Keywords: Teori Feature detection menyatakan bahwa kita mempunyai sel-sel di dalam korteks penglihatan kita yang bergejolak hanya pada respon-respon stimulus tertentu. Feature detection ini bergejolak ketika mereka menerima input ketika kita melihat suatu bentuk tertentu, warna, sudut, atau bentuk visual lainnya (Pastorino & Portillo, 2010). Hal yang paling dikenal dalam teori feature detection adalah pandemonium (Lindsey & Norman, 1972; Selfridge, 1959, dalam Friendenberg & Silverman, 2012). Ini diambil dari nama mental kecil “demons” yang mewakili pemrosesan suatu unit. “Demons” ini akan “berteriak” ketika merekognisi prosesnya, misalnya sebagai contoh huruf P.

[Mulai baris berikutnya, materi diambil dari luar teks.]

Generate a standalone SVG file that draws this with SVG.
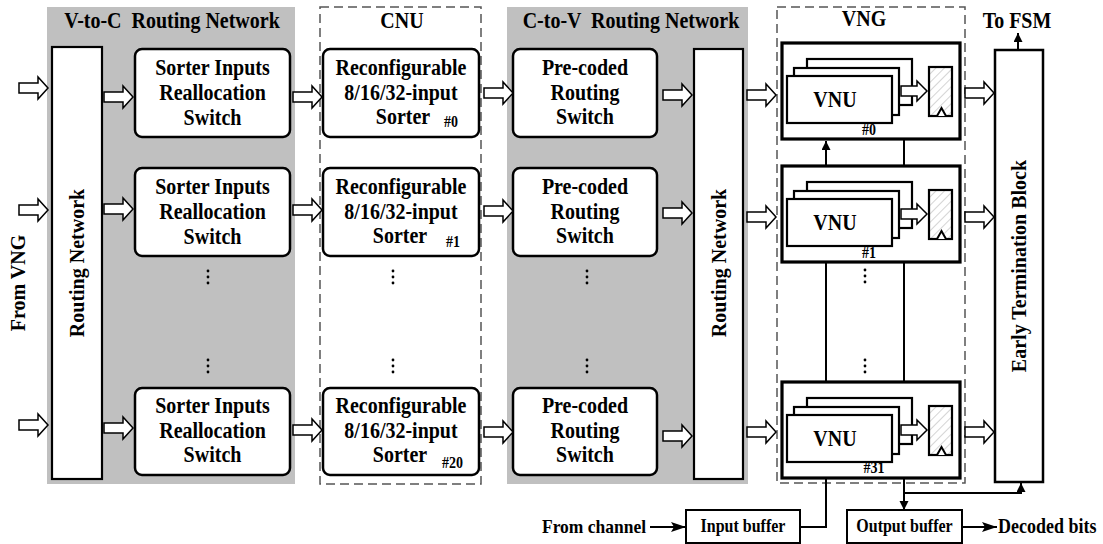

1.    Stimulus, Hurus P, diwakili sebagai “image demon” yang mempertahankan keseluruhan dari huruf tersebut yang menyeluruh.

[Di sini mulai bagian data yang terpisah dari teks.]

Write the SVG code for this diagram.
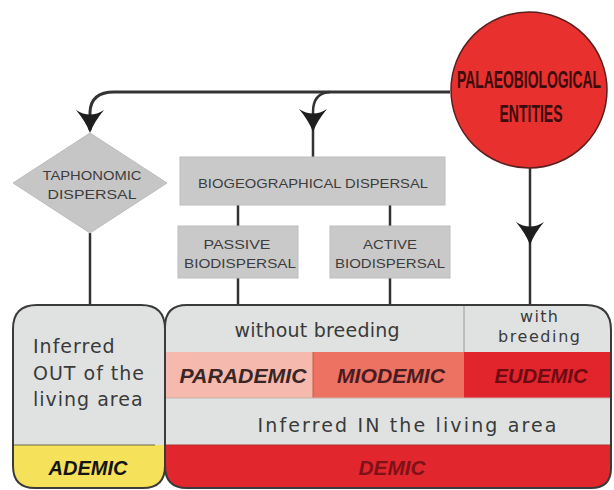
<svg xmlns="http://www.w3.org/2000/svg" width="614" height="490" viewBox="0 0 614 490">
<defs>
<path id="ah" d="M0,0 Q-4,-11 -14,-23 Q0,-14 14,-23 Q4,-11 0,0 Z" fill="#1e1e1e"/>
<clipPath id="clipL"><path d="M13,329 Q13,305 37,305 L141,305 Q165,305 165,329 L165,466 Q165,488 143,488 L35,488 Q13,488 13,466 Z"/></clipPath>
<clipPath id="clipR"><path d="M165,327 Q165,305 187,305 L586,305 Q611,305 611,330 L611,468 Q611,488 591,488 L187,488 Q165,488 165,466 Z"/></clipPath>
</defs>
<style>
.ln{stroke:#333;stroke-width:2.5;fill:none}
.gbox{fill:#c9c9c9;stroke:#bdbdbd;stroke-width:1}
.sm{font-family:"Liberation Sans",Arial,sans-serif;font-size:13px;fill:#3d3d3d;text-anchor:middle}
.bd{font-family:"DejaVu Sans","Liberation Sans",sans-serif;font-size:19px;fill:#3a3a3a}
.bi{font-family:"Liberation Sans",Arial,sans-serif;font-size:20px;font-weight:bold;font-style:italic;text-anchor:middle}
.sep{stroke:#9a9a9a;stroke-width:1}
</style>
<rect width="614" height="490" fill="#ffffff"/>

<g id="connectors">
<path class="ln" d="M450,92 L114,92 Q91,92 90,112 L90,130" style="stroke-width:3"/>
<path class="ln" d="M330,92 Q313,93 313,112 L313,157"/>
<path class="ln" d="M530,167 L530,305"/>
<path class="ln" d="M238,205 L238,226"/>
<path class="ln" d="M390,205 L390,226"/>
<path class="ln" d="M238,278 L238,305"/>
<path class="ln" d="M390,278 L390,305"/>
<path class="ln" d="M90,233 L90,305"/>
<use href="#ah" x="90" y="133"/>
<use href="#ah" x="313" y="132"/>
<use href="#ah" x="530" y="245"/>
</g>

<g id="palaeobiological">
<circle cx="529" cy="90" r="78" fill="#e8302f" stroke="#5a2020" stroke-width="1.5"/>
<text x="529" y="88" font-family="'Liberation Sans',Arial,sans-serif" font-size="23" font-weight="bold" fill="#3a0c0c" text-anchor="middle" textLength="144" lengthAdjust="spacingAndGlyphs">PALAEOBIOLOGICAL</text>
<text x="531" y="122" font-family="'Liberation Sans',Arial,sans-serif" font-size="24" font-weight="bold" fill="#3a0c0c" text-anchor="middle" textLength="63" lengthAdjust="spacingAndGlyphs">ENTITIES</text>
</g>

<g id="taphonomic">
<polygon points="90,133 167,183 90,233 13,183" fill="#c6c6c6" stroke="#bdbdbd"/>
<text class="sm" x="92" y="180" textLength="99" lengthAdjust="spacingAndGlyphs">TAPHONOMIC</text>
<text class="sm" x="92" y="199" textLength="89" lengthAdjust="spacingAndGlyphs">DISPERSAL</text>
</g>

<g id="biogeographical">
<rect class="gbox" x="180" y="157" width="265" height="48"/>
<text class="sm" x="313" y="188" textLength="230" lengthAdjust="spacingAndGlyphs">BIOGEOGRAPHICAL  DISPERSAL</text>
</g>

<g id="passive">
<rect class="gbox" x="178" y="226" width="120" height="52"/>
<text class="sm" x="237" y="249" textLength="67" lengthAdjust="spacingAndGlyphs">PASSIVE</text>
<text class="sm" x="240" y="268" textLength="112" lengthAdjust="spacingAndGlyphs">BIODISPERSAL</text>
</g>

<g id="active">
<rect class="gbox" x="330" y="226" width="120" height="52"/>
<text class="sm" x="390" y="249" textLength="54" lengthAdjust="spacingAndGlyphs">ACTIVE</text>
<text class="sm" x="390" y="268" textLength="110" lengthAdjust="spacingAndGlyphs">BIODISPERSAL</text>
</g>

<g id="out-area">
<g clip-path="url(#clipL)">
<rect x="13" y="305" width="152" height="183" fill="#dfe2e0"/>
<rect x="13" y="445" width="152" height="43" fill="#f6e15a"/>
<line x1="13" y1="445" x2="155" y2="445" stroke="#6b6a4a" stroke-width="1.2"/>
</g>
<path d="M13,329 Q13,305 37,305 L141,305 Q165,305 165,329 L165,466 Q165,488 143,488 L35,488 Q13,488 13,466 Z" fill="none" stroke="#3a3a3a" stroke-width="2"/>
<text class="bd" x="33" y="353" letter-spacing="1">Inferred</text>
<text class="bd" x="33" y="380" letter-spacing="1">OUT of the</text>
<text class="bd" x="33" y="406" letter-spacing="1">living area</text>
<text class="bi" x="88" y="475" fill="#141414">ADEMIC</text>
</g>

<g id="in-area">
<g clip-path="url(#clipR)">
<rect x="165" y="305" width="446" height="183" fill="#dfe2e0"/>
<rect x="165" y="352" width="148" height="46" fill="#f6b9ad"/>
<rect x="313" y="352" width="151" height="46" fill="#ee7262"/>
<rect x="464" y="352" width="147" height="46" fill="#e2252c"/>
<rect x="165" y="445" width="446" height="43" fill="#e2262d"/>
<line x1="464" y1="305" x2="464" y2="352" class="sep"/>
<line x1="313" y1="352" x2="313" y2="398" stroke="#c45a50" stroke-width="1"/>
<line x1="165" y1="398" x2="611" y2="398" stroke="#c8b0aa" stroke-width="1"/>
<line x1="165" y1="445" x2="611" y2="445" stroke="#b03030" stroke-width="1"/>
</g>
<path d="M165,327 Q165,305 187,305 L586,305 Q611,305 611,330 L611,468 Q611,488 591,488 L187,488 Q165,488 165,466 Z" fill="none" stroke="#3a3a3a" stroke-width="2"/>
<text class="bd" x="317" y="337" text-anchor="middle" textLength="165" lengthAdjust="spacing">without  breeding</text>
<text class="bd" x="539" y="322" text-anchor="middle" style="font-size:16px" textLength="38" lengthAdjust="spacing">with</text>
<text class="bd" x="539" y="342" text-anchor="middle" style="font-size:16px" textLength="82" lengthAdjust="spacing">breeding</text>
<text class="bi" x="243" y="383" fill="#3a2626" textLength="127" lengthAdjust="spacingAndGlyphs">PARADEMIC</text>
<text class="bi" x="391" y="383" fill="#4a1c22" textLength="108" lengthAdjust="spacingAndGlyphs">MIODEMIC</text>
<text class="bi" x="541" y="383" fill="#6e0a12" textLength="93" lengthAdjust="spacingAndGlyphs">EUDEMIC</text>
<text class="bd" x="407" y="432" text-anchor="middle" textLength="299" lengthAdjust="spacing">Inferred IN the living area</text>
<text class="bi" x="392" y="475" fill="#7e1218" textLength="67" lengthAdjust="spacingAndGlyphs">DEMIC</text>
</g>
</svg>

2.    Selanjutnya, “feature demons”. Ada satu “feature demon” untuk setiap kemungkinan ciri stimulus. “Features demons” berteriak jika melihat cirinya di suatu gambaran. Huruf P mempunyai satu garis tegak lurus dan satu lingkaran diatas, jadi huruf P mempunyai 2 “features demons”.
3.    Pada tahap selanjutnya ada“cognitive demons”. Satu dari setiap kemungkinan huruf. Jika demon-demon mengetahui ada yang sesuai dengan ciri dari huruf P, maka demon-demon akan berteriak dan cognitive demons akan berteriak paling keras.

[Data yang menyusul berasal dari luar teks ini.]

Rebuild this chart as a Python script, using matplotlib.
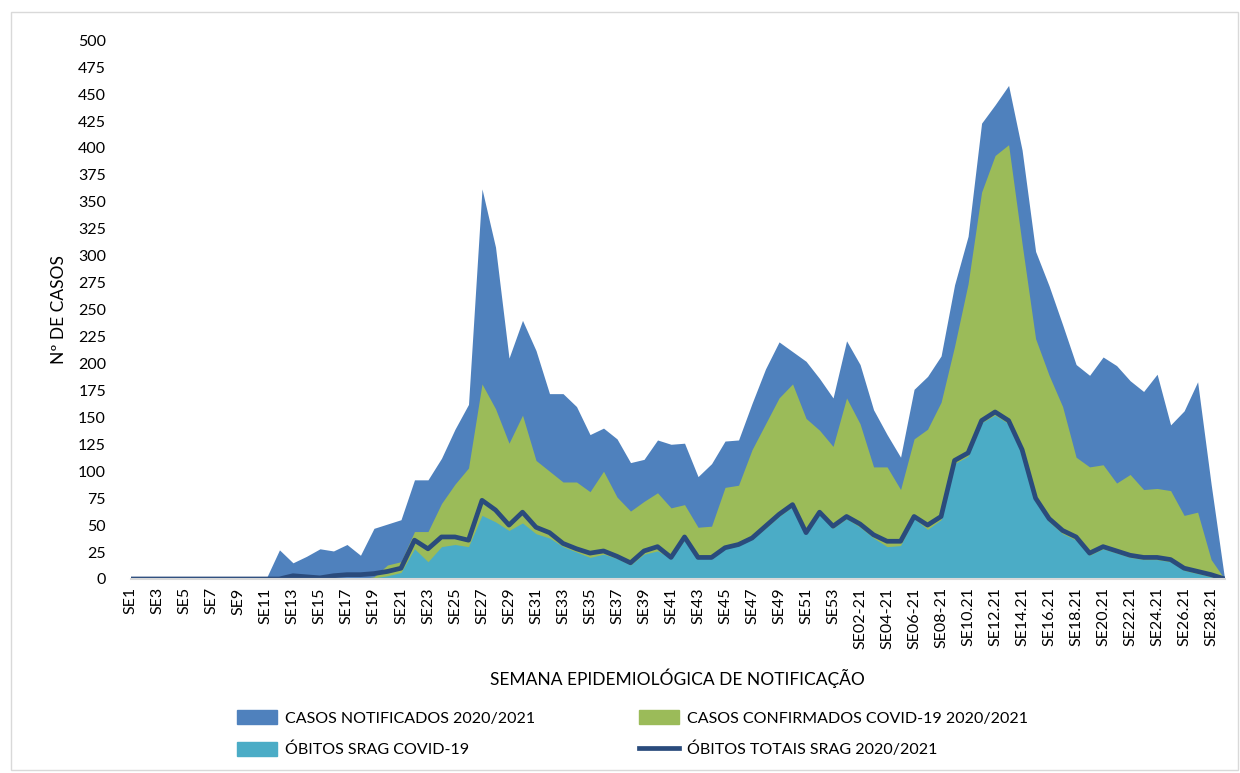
import numpy as np
import matplotlib.pyplot as plt
from matplotlib.patches import Patch, Rectangle
from matplotlib.lines import Line2D

plt.rcParams['font.family'] = ['Lato', 'DejaVu Sans']

# semanas epidemiologicas 2020 (SE1..SE53) e 2021 (SE01-21..SE29.21)
weeks = ['SE%d' % i for i in range(1, 54)]
weeks += ['SE%02d-21' % i for i in range(1, 10)]
weeks += ['SE%d.21' % i for i in range(10, 30)]

notificados = [0, 0, 0, 0, 0, 0, 0, 0, 0, 2, 0, 27, 15, 21, 28, 26, 32, 22, 47, 51,
               55, 92, 92, 112, 139, 162, 362, 308, 205, 240, 212, 172, 172, 160, 134, 140, 130, 108, 111, 129,
               125, 126, 95, 107, 128, 129, 163, 195, 220, 211, 202, 186, 168, 221, 199, 157, 134, 113, 176, 188,
               207, 273, 318, 423, 440, 458, 398, 304, 272, 236, 199, 189, 206, 198, 184, 174, 190, 143, 156, 183,
               88, 0]
confirmados = [0, 0, 0, 0, 0, 0, 0, 0, 0, 0, 0, 0, 0, 0, 0, 0, 0, 0, 2, 13,
               16, 44, 44, 70, 88, 103, 181, 158, 126, 152, 110, 100, 90, 90, 81, 100, 76, 63, 72, 80,
               66, 69, 48, 49, 85, 87, 120, 144, 168, 181, 149, 138, 123, 168, 144, 104, 104, 83, 130, 139,
               164, 216, 274, 359, 393, 403, 311, 223, 189, 160, 113, 104, 106, 89, 97, 83, 84, 82, 59, 62,
               18, 0]
obitos_covid = [0, 0, 0, 0, 0, 0, 0, 0, 0, 0, 0, 0, 0, 0, 0, 0, 0, 0, 1, 3,
                6, 28, 16, 30, 32, 30, 59, 53, 45, 52, 42, 38, 30, 25, 20, 23, 19, 13, 23, 26,
                19, 36, 19, 19, 28, 31, 37, 47, 58, 67, 42, 60, 47, 56, 48, 38, 30, 31, 56, 46,
                55, 107, 114, 145, 152, 144, 117, 72, 53, 42, 36, 22, 28, 24, 20, 18, 18, 16, 8, 5,
                2, 0]
obitos_totais = [0, 0, 0, 0, 0, 0, 0, 0, 0, 0, 0, 0, 3, 2, 1, 3, 4, 4, 5, 7,
                 10, 36, 28, 39, 39, 36, 73, 64, 50, 62, 48, 43, 33, 28, 24, 26, 21, 15, 26, 30,
                 20, 39, 20, 20, 29, 32, 38, 49, 60, 69, 43, 62, 49, 58, 51, 41, 35, 35, 58, 50,
                 58, 110, 117, 147, 155, 147, 120, 75, 56, 45, 39, 24, 30, 26, 22, 20, 20, 18, 10, 7,
                 4, 0]

c_blue = '#4F81BD'
c_green = '#9BBB59'
c_teal = '#4BACC6'
c_line = '#2A4B7C'

fig = plt.figure(figsize=(12.4, 7.73), dpi=100)
ax = fig.add_axes([0.1056, 0.251, 0.882, 0.697])
x = np.arange(len(weeks))

ax.fill_between(x, notificados, color=c_blue, lw=0)
ax.fill_between(x, confirmados, color=c_green, lw=0)
ax.fill_between(x, obitos_covid, color=c_teal, lw=0)
ax.plot(x, obitos_totais, color=c_line, lw=3.4, solid_joinstyle='round')

ax.set_xlim(0, len(weeks) - 1)
ax.set_ylim(0, 500)
ax.set_yticks(range(0, 501, 25))
ax.set_xticks(x[::2])
ax.set_xticklabels(weeks[::2], rotation=90, fontsize=11.5)
ax.tick_params(axis='y', length=0, labelsize=11.5, pad=18)
ax.tick_params(axis='x', length=0, pad=6)
for s in ['top', 'right', 'left']:
    ax.spines[s].set_visible(False)
ax.spines['bottom'].set_color('#D9D9D9')
ax.spines['bottom'].set_linewidth(1.5)

ax.set_ylabel('Nº DE CASOS', fontsize=12.5, labelpad=8)
ax.set_xlabel('SEMANA EPIDEMIOLÓGICA DE NOTIFICAÇÃO', fontsize=12.5, labelpad=14)

handles = [Patch(color=c_blue), Patch(color=c_teal), Patch(color=c_green),
           Line2D([0], [0], color=c_line, lw=3.4)]
labels = ['CASOS NOTIFICADOS 2020/2021', 'ÓBITOS SRAG COVID-19',
          'CASOS CONFIRMADOS COVID-19 2020/2021', 'ÓBITOS TOTAIS SRAG 2020/2021']
fig.legend(handles, labels, ncol=2, loc='center', bbox_to_anchor=(0.51, 0.051),
           frameon=False, fontsize=11.5, handlelength=2.5, handleheight=1.0,
           columnspacing=6.5, labelspacing=1.0, handletextpad=0.5)

fig.patches.append(Rectangle((0.009, 0.004), 0.989, 0.98, transform=fig.transFigure,
                             fill=False, edgecolor='#D9D9D9', lw=1))

fig.savefig('out.png', dpi=100)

4.    Dan yang terakhir ada “decision demons”. Decision demons akan mendengarkan cognitive demons, yang mana satu teriakan paling keras dipilih oleh cognitive demons sebagai huruf yang dikenali.
Untuk menggunakan pusat perhatian pusat perhatian mereka dalam mencari huruf-huruf abjad, Anda akan melihat dalam percobaan ini apa yang perlu mereka lakukan. Mencari satu fitur dapat dilakukan tanpa kita menggunakan perhatian penuh, secara otomatis, hampir mudah sekali.tapi jika dengan fitur-fitur yang di tempatkan secara acak, itu akan makin mempersulit pandangan untuk mencari fiture. Mencari sintesis dari dua fitur jauh lebih sulit. Hal ini juga memakan waktu lebih lama dalam mencari kombinasi dari dua fitur jika jumlah informasi yang ada di layar meningkat dan ada area yang lebih besar untuk pencarian.

Daftar Pustaka
Friedenberg, Jay., & Silverman, Gordon. (2012). Cognitive Science an introduction to the study of mind. London : Sage Publications, Inc.
Reynold, A. G. & Flagg, P. W. (1983). Cognitive Psychology second edition. Boston Toronto : Little, Brown and company.